What if we want to find all projects where molecule `Ethanol` appears as an educt? We can do this by using the `select` function and the `join` method.

### What is `join`?

The `join` method is used to join two tables together. In this case, we want to join the `ChemicalProject` table with the `Concentration` table on the `molecule_id` column. This is exactly what the `join` method does!

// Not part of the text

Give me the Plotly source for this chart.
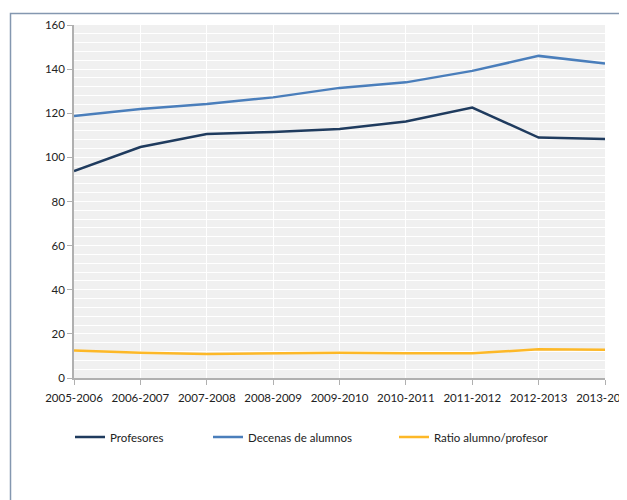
import plotly.graph_objects as go

categories = ["2005-2006", "2006-2007", "2007-2008", "2008-2009", "2009-2010",
              "2010-2011", "2011-2012", "2012-2013", "2013-2014"]
profesores = [93.8, 104.7, 110.6, 111.5, 112.9, 116.3, 122.6, 109.0, 108.3]
decenas_alumnos = [118.8, 121.9, 124.2, 127.2, 131.5, 134.0, 139.2, 146.0, 142.6]
ratio = [12.5, 11.4, 10.9, 11.1, 11.4, 11.2, 11.2, 13.0, 12.8]

FONT = "Lato"
OFF = 8  # page body margin
W, H = 627 - OFF, 500 - OFF
L, R, T, B = 74 - OFF, 22, 25 - OFF, 122
pw, ph = W - L - R, H - T - B

def px_x(px):
    return (px - OFF - L) / pw

def px_y(py):
    return 1 - (py - OFF - T) / ph

fig = go.Figure()
fig.add_trace(go.Scatter(x=categories, y=profesores, mode="lines", name="Profesores",
                         line=dict(color="#1f3b5e", width=2.5), legend="legend"))
fig.add_trace(go.Scatter(x=categories, y=decenas_alumnos, mode="lines", name="Decenas de alumnos",
                         line=dict(color="#4a7ebb", width=2.5), legend="legend2"))
fig.add_trace(go.Scatter(x=categories, y=ratio, mode="lines", name="Ratio alumno/profesor",
                         line=dict(color="#fdb827", width=2.5), legend="legend3"))

leg_common = dict(orientation="h", yanchor="middle", xanchor="left",
                  font=dict(family=FONT, size=11.5, color="#222"),
                  bgcolor="rgba(0,0,0,0)", itemwidth=30)

fig.update_layout(
    width=W, height=H,
    showlegend=True,
    margin=dict(l=L, r=R, t=T, b=B, autoexpand=False),
    paper_bgcolor="white",
    plot_bgcolor="#f0f0f0",
    font=dict(family=FONT, size=11, color="#222"),
    legend=dict(x=px_x(70), y=px_y(437), **leg_common),
    legend2=dict(x=px_x(208), y=px_y(437), **leg_common),
    legend3=dict(x=px_x(394), y=px_y(437), **leg_common),
    xaxis=dict(type="category", range=[0, 8], showgrid=True, gridcolor="white", gridwidth=1,
               showline=True, linecolor="#b0b0b0", linewidth=1.5,
               ticks="outside", ticklen=5, tickcolor="#b0b0b0", automargin=False,
               ticklabelstandoff=3,
               tickfont=dict(family=FONT, size=11.5, color="#222"), zeroline=False),
    yaxis=dict(range=[0, 160], dtick=20, showgrid=True, gridcolor="white", gridwidth=1,
               minor=dict(dtick=4, showgrid=True, gridcolor="white", gridwidth=1),
               showline=True, linecolor="#b0b0b0", linewidth=1.5,
               ticks="outside", ticklen=5, tickcolor="#b0b0b0", automargin=False,
               tickfont=dict(family=FONT, size=11.5, color="#222"), zeroline=False),
    shapes=[dict(type="rect", xref="paper", yref="paper",
                 x0=px_x(10.5), y0=-0.5, x1=1.2, y1=px_y(13.5),
                 line=dict(color="#8497b0", width=1.5), layer="below")],
)

fig.write_html("out.html")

Lets see how this works in practice!


In [10]:
with db as session:
    # JOIN the tables on the molecule_id column
    statement = (
        sql.select(models.ChemicalProject, models.Molecule)
           .join(models.Reaction, models.ChemicalProject.reactions)
           .join(models.Element, models.Reaction.educts)
           .join(models.Molecule, models.Element.molecule_id == models.Molecule.id)
           .where(models.Molecule.name.like("%Ethanol%"))
    )   

    rows = session.exec(statement).all()
    
    for project, molecule in rows:
        rich.print(
            f"[bold cyan]{molecule.name}[/bold cyan] ({molecule.id}) is educt "
            f"in [bold green]{project.title}[/bold green]"
        )


## Conclusion

In this example, we have seen how to create, update, delete and restore rows and nested objects from the database. We have also seen how to use the `join` method to perform advanced queries. This should give you a good starting point for working with mdmodels and SQL databases.